- [Dataset excerpt]:
★ ★ ★ ★ ★

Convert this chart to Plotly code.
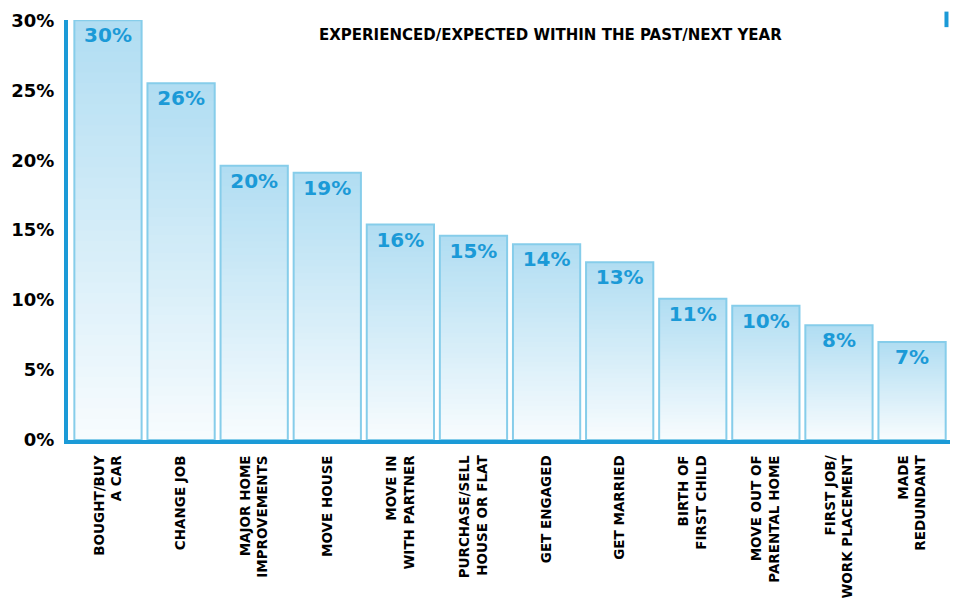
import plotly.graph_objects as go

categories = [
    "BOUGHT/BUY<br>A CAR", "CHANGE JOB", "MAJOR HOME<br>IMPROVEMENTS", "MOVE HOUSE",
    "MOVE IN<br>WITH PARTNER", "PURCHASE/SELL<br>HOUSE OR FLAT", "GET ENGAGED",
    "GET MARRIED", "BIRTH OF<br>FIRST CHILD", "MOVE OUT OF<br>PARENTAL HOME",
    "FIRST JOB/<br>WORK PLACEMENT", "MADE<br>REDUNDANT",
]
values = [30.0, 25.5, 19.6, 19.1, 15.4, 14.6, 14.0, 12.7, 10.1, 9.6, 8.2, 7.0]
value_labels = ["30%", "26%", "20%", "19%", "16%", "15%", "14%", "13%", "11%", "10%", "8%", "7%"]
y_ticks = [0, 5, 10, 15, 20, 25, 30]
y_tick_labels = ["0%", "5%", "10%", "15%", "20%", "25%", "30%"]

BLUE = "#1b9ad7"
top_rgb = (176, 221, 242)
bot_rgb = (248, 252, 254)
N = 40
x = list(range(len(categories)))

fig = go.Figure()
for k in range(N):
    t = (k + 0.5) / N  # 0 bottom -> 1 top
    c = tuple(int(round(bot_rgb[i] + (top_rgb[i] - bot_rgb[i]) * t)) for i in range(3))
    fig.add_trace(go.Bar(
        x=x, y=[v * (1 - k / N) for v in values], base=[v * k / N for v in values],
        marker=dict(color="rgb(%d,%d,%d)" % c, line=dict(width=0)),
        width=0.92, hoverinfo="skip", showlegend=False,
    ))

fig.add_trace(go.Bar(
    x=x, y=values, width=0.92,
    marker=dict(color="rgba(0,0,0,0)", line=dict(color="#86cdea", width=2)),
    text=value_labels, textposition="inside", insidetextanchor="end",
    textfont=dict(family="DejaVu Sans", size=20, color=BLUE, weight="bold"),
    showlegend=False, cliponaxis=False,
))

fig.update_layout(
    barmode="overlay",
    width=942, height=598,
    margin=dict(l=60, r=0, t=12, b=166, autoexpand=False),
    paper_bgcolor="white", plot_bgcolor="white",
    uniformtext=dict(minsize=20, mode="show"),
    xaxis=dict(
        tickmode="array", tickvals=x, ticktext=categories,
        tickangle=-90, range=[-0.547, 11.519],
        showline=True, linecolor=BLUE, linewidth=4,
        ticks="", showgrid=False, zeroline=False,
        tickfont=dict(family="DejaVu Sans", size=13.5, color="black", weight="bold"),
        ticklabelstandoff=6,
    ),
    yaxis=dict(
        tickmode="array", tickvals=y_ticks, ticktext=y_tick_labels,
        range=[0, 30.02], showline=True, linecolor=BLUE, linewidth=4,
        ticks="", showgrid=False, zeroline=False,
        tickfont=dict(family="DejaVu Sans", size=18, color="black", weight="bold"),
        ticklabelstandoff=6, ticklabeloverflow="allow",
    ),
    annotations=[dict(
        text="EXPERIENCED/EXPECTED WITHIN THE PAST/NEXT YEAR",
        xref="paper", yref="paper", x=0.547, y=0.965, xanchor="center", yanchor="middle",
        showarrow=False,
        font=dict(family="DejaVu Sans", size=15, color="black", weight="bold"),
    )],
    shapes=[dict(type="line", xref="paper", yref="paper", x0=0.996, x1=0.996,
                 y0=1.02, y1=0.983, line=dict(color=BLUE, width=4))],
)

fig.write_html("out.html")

★ ★ ★ ★ ★

- [Problem requirements]:
Transcribe the material exactly, keeping every word and none of the pictures.

- [Output below]:
Convert this chart to Plotly code.
import plotly.graph_objects as go

categories = [
    "BOUGHT/BUY<br>A CAR", "CHANGE JOB", "MAJOR HOME<br>IMPROVEMENTS", "MOVE HOUSE",
    "MOVE IN<br>WITH PARTNER", "PURCHASE/SELL<br>HOUSE OR FLAT", "GET ENGAGED",
    "GET MARRIED", "BIRTH OF<br>FIRST CHILD", "MOVE OUT OF<br>PARENTAL HOME",
    "FIRST JOB/<br>WORK PLACEMENT", "MADE<br>REDUNDANT",
]
values = [30.0, 25.5, 19.6, 19.1, 15.4, 14.6, 14.0, 12.7, 10.1, 9.6, 8.2, 7.0]
value_labels = ["30%", "26%", "20%", "19%", "16%", "15%", "14%", "13%", "11%", "10%", "8%", "7%"]
y_ticks = [0, 5, 10, 15, 20, 25, 30]
y_tick_labels = ["0%", "5%", "10%", "15%", "20%", "25%", "30%"]

BLUE = "#1b9ad7"
top_rgb = (176, 221, 242)
bot_rgb = (248, 252, 254)
N = 40
x = list(range(len(categories)))

fig = go.Figure()
for k in range(N):
    t = (k + 0.5) / N  # 0 bottom -> 1 top
    c = tuple(int(round(bot_rgb[i] + (top_rgb[i] - bot_rgb[i]) * t)) for i in range(3))
    fig.add_trace(go.Bar(
        x=x, y=[v * (1 - k / N) for v in values], base=[v * k / N for v in values],
        marker=dict(color="rgb(%d,%d,%d)" % c, line=dict(width=0)),
        width=0.92, hoverinfo="skip", showlegend=False,
    ))

fig.add_trace(go.Bar(
    x=x, y=values, width=0.92,
    marker=dict(color="rgba(0,0,0,0)", line=dict(color="#86cdea", width=2)),
    text=value_labels, textposition="inside", insidetextanchor="end",
    textfont=dict(family="DejaVu Sans", size=20, color=BLUE, weight="bold"),
    showlegend=False, cliponaxis=False,
))

fig.update_layout(
    barmode="overlay",
    width=942, height=598,
    margin=dict(l=60, r=0, t=12, b=166, autoexpand=False),
    paper_bgcolor="white", plot_bgcolor="white",
    uniformtext=dict(minsize=20, mode="show"),
    xaxis=dict(
        tickmode="array", tickvals=x, ticktext=categories,
        tickangle=-90, range=[-0.547, 11.519],
        showline=True, linecolor=BLUE, linewidth=4,
        ticks="", showgrid=False, zeroline=False,
        tickfont=dict(family="DejaVu Sans", size=13.5, color="black", weight="bold"),
        ticklabelstandoff=6,
    ),
    yaxis=dict(
        tickmode="array", tickvals=y_ticks, ticktext=y_tick_labels,
        range=[0, 30.02], showline=True, linecolor=BLUE, linewidth=4,
        ticks="", showgrid=False, zeroline=False,
        tickfont=dict(family="DejaVu Sans", size=18, color="black", weight="bold"),
        ticklabelstandoff=6, ticklabeloverflow="allow",
    ),
    annotations=[dict(
        text="EXPERIENCED/EXPECTED WITHIN THE PAST/NEXT YEAR",
        xref="paper", yref="paper", x=0.547, y=0.965, xanchor="center", yanchor="middle",
        showarrow=False,
        font=dict(family="DejaVu Sans", size=15, color="black", weight="bold"),
    )],
    shapes=[dict(type="line", xref="paper", yref="paper", x0=0.996, x1=0.996,
                 y0=1.02, y1=0.983, line=dict(color=BLUE, width=4))],
)

fig.write_html("out.html")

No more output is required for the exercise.